THE INQUIRY INTO THE ESSENCE OF GOVERNMENT IN AN ECONOMY


THE INQUIRY INTO THE ESSENCE OF GOVERNMENT IN AN ECONOMY

EMAIL: EDE, KENECHUKWU KENNETH by edekenechukwuk@gmail.com
Government of every society goes a long way in provision of goods and services in the economy. Such goods which include: Education facilities, health care facilities, good roads, security, employment, price stability, electricity, and a few but to mention.
Fiscal and Monetary Policies and their instruments are used to control activities in an economy. The concern here is to examine the role in bridging the insufficiencies and inefficiencies in the production and distribution of goods and services in the economy which we call “Market Failure”.
MARKET FAILURE
Market failure is referred to as a situation in which the conditions necessary to achieve market efficient solution fail to exist or contravened in one way or the other. The imperfections to market efficiency are brought to equilibrium by the actions of the government. Left for itself, the market system of any economy is unlikely to operate efficiently. There will be tendencies for it to produce too much of some goods and services and some inefficient amount of others. And in extreme cases, the market crashes, or the market will fail to exist and so, some goods may not be produced at all.
Some factors which bring about market failure are:
   A.  Existence of public goods and externalities.    
   B.  Uncertainty.
   C.  Incomplete information
   D.  Imperfect competitions (cartels, duopolists, etc).
In most cases, the existence of market failure would be due to imperfect competition and incomplete information, which is the approximately the concern of the government. Government intervenes in this case to salvage the situation.
In the case of cartels, monopoly, and pervasive incomplete information which can be caused by bargaining costs, legal costs, decision costs and information costs. The market will not achieve efficiency, the government comes in to provide to the economy (“the role of allocation”).
In another dimension, there is also needs to distribute income and wealth in the economy in order therefore to maximize the welfare in the economy in just and fair. Some Economic scholars like (Musgrave), refers to this as (“distributive role of government”).
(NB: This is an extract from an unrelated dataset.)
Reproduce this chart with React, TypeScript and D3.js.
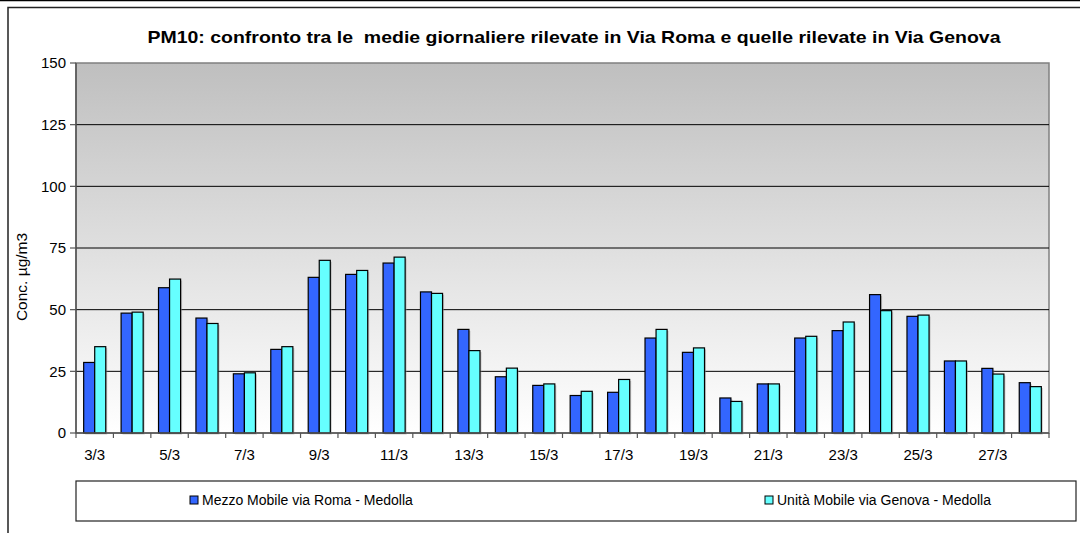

In addition, there are roles which government assumes in the economy as intervention which includes:
Firstly, the “Stabilization role”, periodically, inflation, unemployment, price instability, lack of real growth balances, unfavourable exchange rates, occurs and the stabilization role of government exist in order to intervene in the economy by the use of Monetary and Fiscal policies to stabilize the economy, there by improve the welfare of the members of the society.
Secondly, “Regulatory Role,” apart from locative, stabilization and distributive roles which government plays, government also intervene in the economy to provide regulatory functions. Laws are made by the government of the nation for the nation, but through the regulatory role, the law would be enforced in the nation. In order to ensure that all the exchanges taking place in the economy are smoothly done, government provides Laws and Justices that regulates the behaviours of individuals i.e. regulation of freedom and liberty of individuals.